A US official, speaking on condition of anonymity because the matter is sensitive, told Reuters that rebuilding munitions reserves in the Indo-Pacific is central to deterring China from military action on Taiwan over the medium term.

Japan has already faced delays in deliveries of hundreds of Tomahawk missiles ordered from the United States and could fall further behind schedule, Jan van Tol, a senior fellow at the Center for Strategic and Budgetary Assessments, told Reuters.

Strategy shift or prolonged entanglement?

Reuters noted that it has been three months since Washington unveiled a new security strategy identifying the Indo-Pacific as the key “geopolitical battleground” and prioritising deterrence over Taiwan.
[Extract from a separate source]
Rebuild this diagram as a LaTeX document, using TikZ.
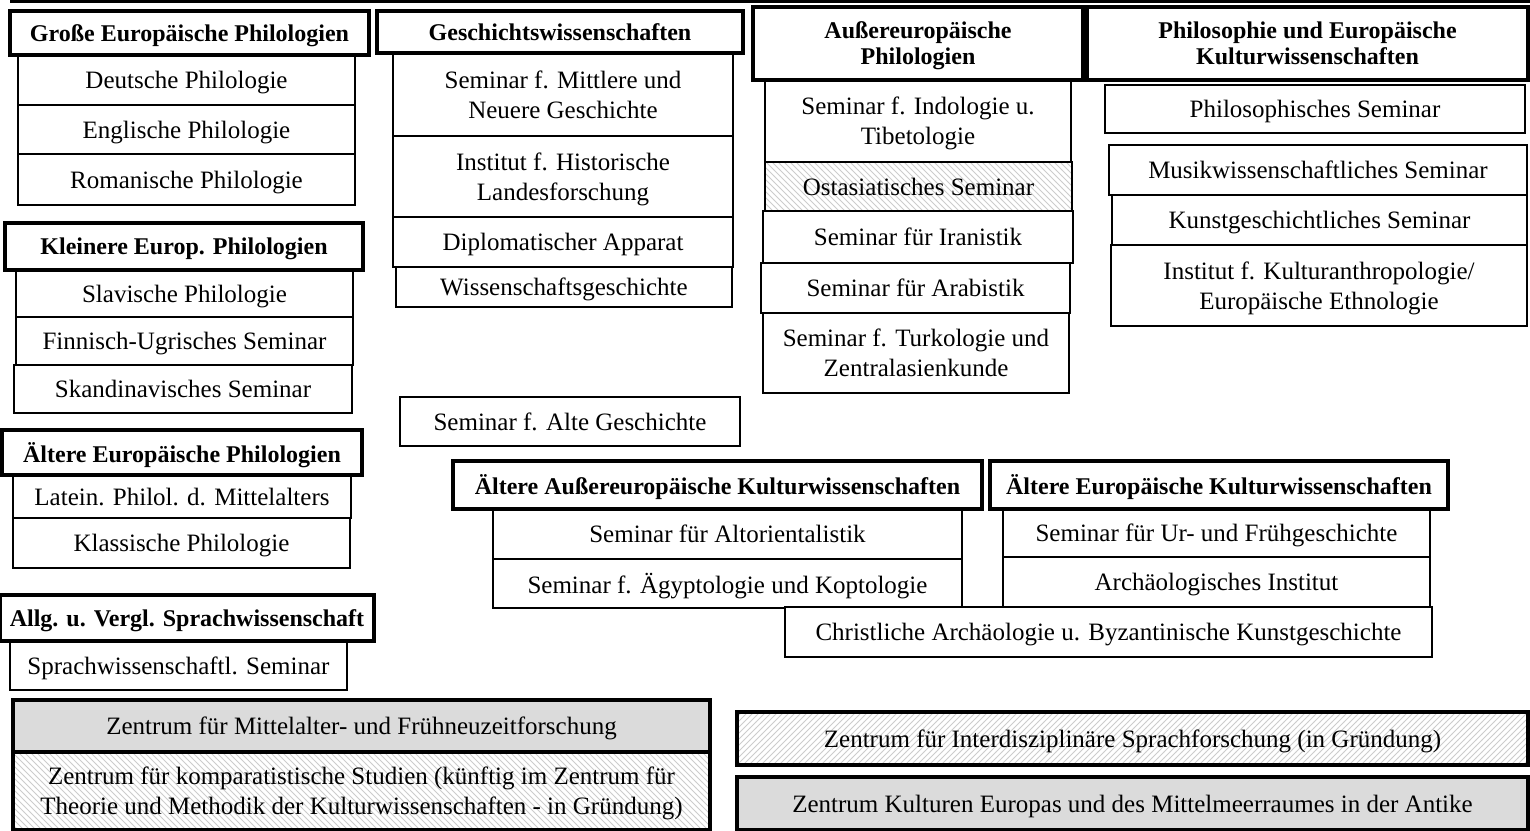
\documentclass[tikz,border=0pt]{standalone}
\usepackage{fontspec}
\setmainfont{Liberation Serif}
\usetikzlibrary{patterns}
\newcommand{\bx}[7]{\node[#2, minimum width={(#5-#3)*0.5pt}, minimum height={(#6-#4)*0.5pt}] (#1) at ({(#3+#5)/2},{(#4+#6)/2}) {#7};}
\tikzset{
  base/.style={draw=black, inner sep=0pt, outer sep=0pt, align=center, fill=white, text depth=0pt},
  unit/.style={base, line width=1pt, font=\fontsize{12.5}{15}\selectfont},
  head/.style={base, line width=1.6pt, font=\fontsize{12}{13}\selectfont\bfseries},
  hatchNW/.style={preaction={fill=white}, pattern=north west lines, pattern color=black!20},
  hatchNE/.style={preaction={fill=white}, pattern=north east lines, pattern color=black!20},
  grayfill/.style={fill=black!14},
  centre/.style={base, line width=1.6pt, font=\fontsize{12.5}{15}\selectfont},
  topline/.style={line width=1.5pt},
}
\begin{document}
\begin{tikzpicture}[x=0.5pt,y=-0.5pt]
\useasboundingbox (0,0) rectangle (1530,830);
\coordinate (tl) at (10,1);
\coordinate (tr) at (1530,1);
\draw[topline] (tl) -- (tr);
% Column 1
\bx{dt}{unit}{18}{55}{355}{105}{Deutsche Philologie}
\bx{en}{unit}{18}{105}{355}{154}{Englische Philologie}
\bx{ro}{unit}{18}{154}{355}{205}{Romanische Philologie}
\bx{gep}{head}{10}{11}{369}{55}{Große Europäische Philologien}
\bx{sl}{unit}{16}{270}{353}{317}{Slavische Philologie}
\bx{fu}{unit}{16}{317}{353}{365}{Finnisch-Ugrisches Seminar}
\bx{sk}{unit}{14}{365}{352}{413}{Skandinavisches Seminar}
\bx{kep}{head}{5}{223}{363}{270}{Kleinere Europ. Philologien}
\bx{la}{unit}{13}{475}{351}{518}{Latein. Philol. d. Mittelalters}
\bx{kl}{unit}{13}{518}{350}{568}{Klassische Philologie}
\bx{aep}{head}{2}{430}{362}{475}{Ältere Europäische Philologien}
\bx{sw}{unit}{10}{641}{347}{690}{Sprachwissenschaftl. Seminar}
\bx{avs}{head}{0}{595}{374}{641}{Allg. u. Vergl. Sprachwissenschaft}
% Column 2
\bx{mn}{unit}{393}{53}{733}{136}{Seminar f. Mittlere und\\Neuere Geschichte}
\bx{hl}{unit}{393}{136}{733}{217}{Institut f. Historische\\Landesforschung}
\bx{da}{unit}{393}{217}{733}{267}{Diplomatischer Apparat}
\bx{wg}{unit}{396}{267}{732}{307}{Wissenschaftsgeschichte}
\bx{gw}{head}{377}{11}{743}{53}{Geschichtswissenschaften}
\bx{ag}{unit}{400}{397}{740}{446}{Seminar f. Alte Geschichte}
% Column 3
\bx{in}{unit}{765}{80}{1071}{162}{Seminar f. Indologie u.\\Tibetologie}
\bx{oa}{unit,hatchNW}{765}{162}{1072}{211}{Ostasiatisches Seminar}
\bx{ir}{unit}{763}{211}{1073}{263}{Seminar für Iranistik}
\bx{ar}{unit}{761}{263}{1070}{313}{Seminar für Arabistik}
\bx{tu}{unit}{763}{313}{1069}{393}{Seminar f. Turkologie und\\Zentralasienkunde}
\bx{ap}{head}{753}{7}{1083}{80}{Außereuropäische\\Philologien}
% Column 4
\bx{ps}{unit}{1105}{85}{1525}{133}{Philosophisches Seminar}
\bx{mu}{unit}{1109}{145}{1527}{195}{Musikwissenschaftliches Seminar}
\bx{ku}{unit}{1112}{195}{1527}{245}{Kunstgeschichtliches Seminar}
\bx{ka}{unit}{1111}{245}{1527}{326}{Institut f. Kulturanthropologie/\\Europäische Ethnologie}
\bx{pk}{head}{1087}{7}{1528}{80}{Philosophie und Europäische\\Kulturwissenschaften}
% Lower middle
\bx{alt}{unit}{493}{509}{962}{559}{Seminar für Altorientalistik}
\bx{aeg}{unit}{493}{559}{962}{608}{Seminar f. Ägyptologie und Koptologie}
\bx{aak}{head}{453}{461}{982}{509}{Ältere Außereuropäische Kulturwissenschaften}
\bx{ur}{unit}{1003}{509}{1430}{557}{Seminar für Ur- und Frühgeschichte}
\bx{arch}{unit}{1003}{557}{1430}{607}{Archäologisches Institut}
\bx{ch}{unit}{785}{607}{1432}{657}{Christliche Archäologie u. Byzantinische Kunstgeschichte}
\bx{aek}{head}{990}{461}{1448}{509}{Ältere Europäische Kulturwissenschaften}
% Zentren
\bx{zm}{centre,grayfill}{13}{700}{710}{752}{Zentrum für Mittelalter- und Frühneuzeitforschung}
\bx{zk}{centre,hatchNW}{13}{752}{710}{830}{Zentrum für komparatistische Studien (künftig im Zentrum für\\Theorie und Methodik der Kulturwissenschaften - in Gründung)}
\bx{zi}{centre,hatchNE}{737}{712}{1528}{765}{Zentrum für Interdisziplinäre Sprachforschung (in Gründung)}
\bx{zka}{centre,grayfill}{737}{777}{1528}{830}{Zentrum Kulturen Europas und des Mittelmeerraumes in der Antike}
\end{tikzpicture}
\end{document}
Since then, Trump has captured the leader of Venezuela in a military strike, threatened to annex Greenland and joined Israel in launching air operations against Iran, according to Reuters.

While some Asian allies worry the United States may be diverting focus, analysts cited by Reuters said Beijing may not immediately benefit. By targeting Venezuela and Iran, two countries that supplied China with oil, the US has weakened partners that contributed to China’s energy security, Reuters reported.

Some analysts told Reuters that the military actions could form part of a broader strategy to address Middle East dynamics before shifting resources back to Asia.

“The grand strategy is supposed to be ‘contain Iran in the Middle East, then shift resources toward dealing with China,’” a Japanese ruling party lawmaker told Reuters on condition of anonymity. “But the question is whether there will be enough resources left to shift.”

Jennifer Parker, a former warfare officer with the Royal Australian Navy and a non-resident fellow at the Sydney-based Lowy Institute, told Reuters that China has previously taken advantage of US distraction, pointing to its rapid militarisation of South China Sea islands during the US war in Afghanistan.

“Beijing will be watching closely,” Parker told Reuters.